Nicknamed by some "The Professor" for his intelligence and others "The Slasher" for his use of the whip, Atkinson was the first jockey to earn more than $1 million in purse earnings in one year, in 1946. He was the regular rider of Capot, who won the Preakness and Belmont in 1949, and was also the rider of Tom Fool, the 1953 Horse of the Year and 1951 juvenile champion.

Although Atkinson considered Tom Fool the greatest horse he rode, he also considered his win on War Relic against Triple Crown winner Whirlaway in the 1941 Narrang-ansett Special as one of his most memorable races. Whirlaway, owned by Calumet Farm, trained by Ben Jones, and ridden by Eddie Arcaro, was Horse of the Year and champion 3-year-old that year.

Born in Toronto, Ontario, Atkinson did not begin riding until the age of 21. Over his 21-year career, he won 3,795 times with 23,661 mounts, earning $17,449,360. Half of his career was spent as the contract rider for the powerful Greentree Stable of the Whitney family.
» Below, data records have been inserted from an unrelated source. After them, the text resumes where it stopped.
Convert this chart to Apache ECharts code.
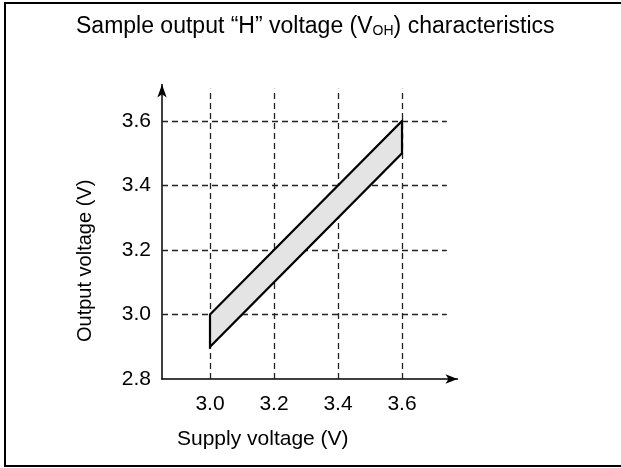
<!DOCTYPE html>
<html>
<head>
<meta charset="utf-8">
<script src="https://cdn.jsdelivr.net/npm/echarts@6/dist/echarts.min.js"></script>
<style>
  html, body { margin: 0; padding: 0; background: #fff; }
  #chart { width: 621px; height: 468px; }
</style>
</head>
<body>
<div id="chart"></div>
<script>
// Supply voltage at the two ends of the VOH band
const supplyVoltage = [3.0, 3.6];
// Upper and lower limits of the output "H" voltage
const vohUpper = [3.0, 3.6];
const vohLower = [2.9, 3.5];
// Tick labels
const xTicks = [3.0, 3.2, 3.4, 3.6];
const yTicks = [2.8, 3.0, 3.2, 3.4, 3.6];

const FONT = 'Liberation Sans, Arial, sans-serif';
const INK = '#000';

// dashed reference grid built from the tick values
const gridTopValue = 3.70;
const gridRightValue = 3.74;
const xMin = 2.85, yMin = 2.8;
const gridLines = [];
xTicks.forEach(v => gridLines.push([{ coord: [v, yMin] }, { coord: [v, gridTopValue] }]));
yTicks.filter(v => v > yMin).forEach(v => gridLines.push([{ coord: [xMin, v] }, { coord: [gridRightValue, v] }]));

const chart = echarts.init(document.getElementById('chart'), null, { renderer: 'canvas' });

chart.setOption({
  animation: false,
  backgroundColor: '#fff',
  title: {
    left: 76,
    top: 15,
    padding: 0,
    text: 'Sample output \u201CH\u201D voltage (V{sub|OH}) characteristics',
    textStyle: {
      fontFamily: FONT,
      fontSize: 23,
      fontWeight: 'normal',
      color: INK,
      rich: {
        sub: { fontFamily: FONT, fontSize: 14, color: INK, verticalAlign: 'bottom', padding: [6, 0, 0, 0] }
      }
    }
  },
  graphic: [
    {
      type: 'rect',
      shape: { x: 5, y: 3, width: 640, height: 463 },
      style: { fill: 'none', stroke: INK, lineWidth: 2 },
      silent: true
    },
    {
      type: 'text',
      left: 177,
      top: 429,
      style: { text: 'Supply voltage (V)', font: '21px ' + FONT, fill: INK }
    },
    {
      type: 'text',
      x: 75,
      y: 342,
      rotation: Math.PI / 2,
      style: { text: 'Output voltage (V)', font: '20px ' + FONT, fill: INK, align: 'left', verticalAlign: 'top' }
    }
  ],
  grid: { left: 162, right: 163.5, top: 84.5, bottom: 89, containLabel: false },
  xAxis: {
    type: 'value',
    min: xMin,
    max: 3.7734,
    axisLine: { show: true, symbol: ['none', 'arrow'], symbolSize: [7, 12], lineStyle: { color: INK, width: 1.5 } },
    axisTick: { show: false },
    splitLine: { show: false },
    axisLabel: {
      customValues: xTicks,
      formatter: v => v.toFixed(1),
      fontFamily: FONT, fontSize: 21, color: INK, margin: 15
    }
  },
  yAxis: {
    type: 'value',
    min: yMin,
    max: 3.7132,
    axisLine: { show: true, symbol: ['none', 'arrow'], symbolSize: [7, 13], lineStyle: { color: INK, width: 1.5 } },
    axisTick: { show: false },
    splitLine: { show: false },
    axisLabel: {
      customValues: yTicks,
      formatter: v => v.toFixed(1),
      fontFamily: FONT, fontSize: 21, color: INK, margin: 11
    }
  },
  series: [
    {
      type: 'line',
      data: [],
      silent: true,
      markLine: {
        silent: true,
        symbol: ['none', 'none'],
        label: { show: false },
        lineStyle: { color: '#222', width: 1.3, type: [6, 4] },
        data: gridLines
      }
    },
    {
      type: 'custom',
      data: [0],
      z: 5,
      renderItem: function (params, api) {
        const pts = [];
        for (let i = 0; i < supplyVoltage.length; i++) pts.push(api.coord([supplyVoltage[i], vohUpper[i]]));
        for (let i = supplyVoltage.length - 1; i >= 0; i--) pts.push(api.coord([supplyVoltage[i], vohLower[i]]));
        return {
          type: 'polygon',
          shape: { points: pts },
          style: { fill: '#e4e4e4', stroke: INK, lineWidth: 2.2, lineJoin: 'miter' }
        };
      }
    }
  ]
});
</script>
</body>
</html>
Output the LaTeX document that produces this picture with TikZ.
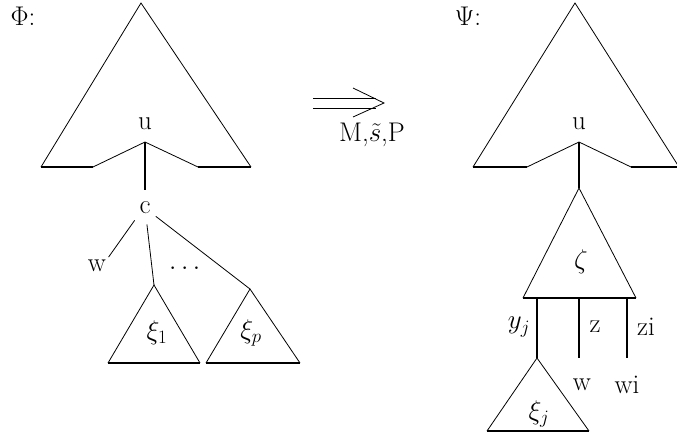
\RequirePackage{fix-cm}
\documentclass[tikz,border=0pt]{standalone}
\usepackage{amsmath, amssymb}
\usetikzlibrary{arrows.meta}

\begin{document}
\begin{tikzpicture}[x=1pt,y=-1pt,line width=0.8pt,
                    every node/.style={inner sep=1pt,font=\fontsize{27}{32}\selectfont},
                    base/.style={line width=2.8pt},
                    stem/.style={line width=2.2pt}]
                    \useasboundingbox (0,0) rectangle (677,437);
                    % left tree
                    \node (phi) at (23,16) {$\Phi$:};
                    \coordinate (top1) at (141,3);
                    \coordinate (bl1) at (41,167);
                    \coordinate (kl1) at (93,167);
                    \coordinate (kr1) at (198,167);
                    \coordinate (br1) at (251,167);
                    \coordinate (u1) at (145,142);
                    \node (lu1) at (145,124) {u};
                    \node (c) at (145,208) {c};
                    \node (w) at (97,266) {w};
                    \node at (187,268) {$\dots$};
                    \coordinate (t1) at (154,285);
                    \coordinate (t1l) at (108,363);
                    \coordinate (t1r) at (200,363);
                    \node (xi1) at (157,333) {$\xi_1$};
                    \coordinate (tp) at (250,289);
                    \coordinate (tpl) at (206,363);
                    \coordinate (tpr) at (300,363);
                    \node (xip) at (251,333) {$\xi_p$};
                    \draw (bl1) -- (top1) -- (br1);
                    \draw (kl1) -- (u1) -- (kr1);
                    \draw[base] (bl1) -- (kl1) (kr1) -- (br1);
                    \draw[stem] (u1) -- ++(0,48);
                    \draw[shorten <=6pt,shorten >=2pt] (c.south west) -- (w.north east);
                    \draw[shorten <=9pt] (c) -- (t1);
                    \draw[shorten <=5pt] (c) -- (tp);
                    \draw (t1l) -- (t1) -- (t1r);
                    \draw[base] (t1l) -- (t1r);
                    \draw (tpl) -- (tp) -- (tpr);
                    \draw[base] (tpl) -- (tpr);
                    % the arrow
                    \coordinate (ar1) at (313,103);
                    \coordinate (ar2) at (384,103);
                    \draw (ar1) ++(0,-5) -- ++(63,0) (ar1) ++(0,5) -- ++(63,0);
                    \draw (ar2) ++(-31,-15) -- (ar2) -- ++(-31,14);
                    \node (lab) at (372,135) {M,$\tilde{s}$,P};
                    % right tree
                    \node (psi) at (468,16) {$\Psi$:};
                    \coordinate (top2) at (575,3);
                    \coordinate (bl2) at (473,167);
                    \coordinate (kl2) at (527,167);
                    \coordinate (kr2) at (631,167);
                    \coordinate (br2) at (679,167);
                    \coordinate (u2) at (579,142);
                    \node (lu2) at (579,124) {u};
                    \coordinate (z0) at (579,188);
                    \coordinate (zl) at (523,298);
                    \coordinate (zr) at (636,298);
                    \node (zeta) at (581,262) {$\zeta$};
                    \coordinate (tj) at (537,358);
                    \coordinate (tjl) at (487,431);
                    \coordinate (tjr) at (589,431);
                    \node (xij) at (539,414) {$\xi_j$};
                    \node (yj) at (519,327) {$y_j$};
                    \node (z) at (595,327) {z};
                    \node (zi) at (646,327) {zi};
                    \node (w2) at (582,385) {w};
                    \node (wi) at (627,385) {wi};
                    \draw (bl2) -- (top2) -- (br2);
                    \draw (kl2) -- (u2) -- (kr2);
                    \draw[base] (bl2) -- (kl2) (kr2) -- (br2);
                    \draw[stem] (u2) -- (z0);
                    \draw (zl) -- (z0) -- (zr);
                    \draw[base] (zl) -- (zr);
                    \draw[stem] (537,298) -- (tj);
                    \draw[stem] (579,298) -- ++(0,60);
                    \draw[stem] (627,298) -- ++(0,60);
                    \draw (tjl) -- (tj) -- (tjr);
                    \draw[base] (tjl) -- (tjr);
                \end{tikzpicture}
\end{document}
In addition to Tom Fool, Atkinson was the rider of two other Hall of Fame horses, Devil Diver and Gallorette.

In 1959, struggling with back injuries, Atkinson retired, two years after being inducted into the Hall of Fame and receiving the George Woolf Memorial Jockey Award, considered the top honor for a rider because it not only recognizes horsemanship, but a jockey's professionalism and contribution to racing.

"He never felt he had much natural ability," said Caton Bredar, Atkinson's granddaughter, who is a horse racing analyst. "He had to work very hard to be good. More than anything, it was his work ethic and discipline that made him a good rider."

After his retirement from riding, Atkinson worked in a variety of positions in racing offices, and was then appointed the state steward in Illinois, a position he held for more than 20 years.

After retiring in Illinois, Atkinson and his wife, Martha, moved to a log house they built in Beaver Dam, where Atkinson kept up regular correspondences with racing journalists, politicians, and fans, Bredar said.

Joe Palmer, the late racing journalist who was good friends with Atkinson, once wrote, "While he cannot come in ahead of the horse, he can be depended upon to get as much out of his mounts as heredity and the trainer have put in."

Atkinson is survived by his wife; a daughter, Cathie, and two sons, Mark and John; and three grandchildren.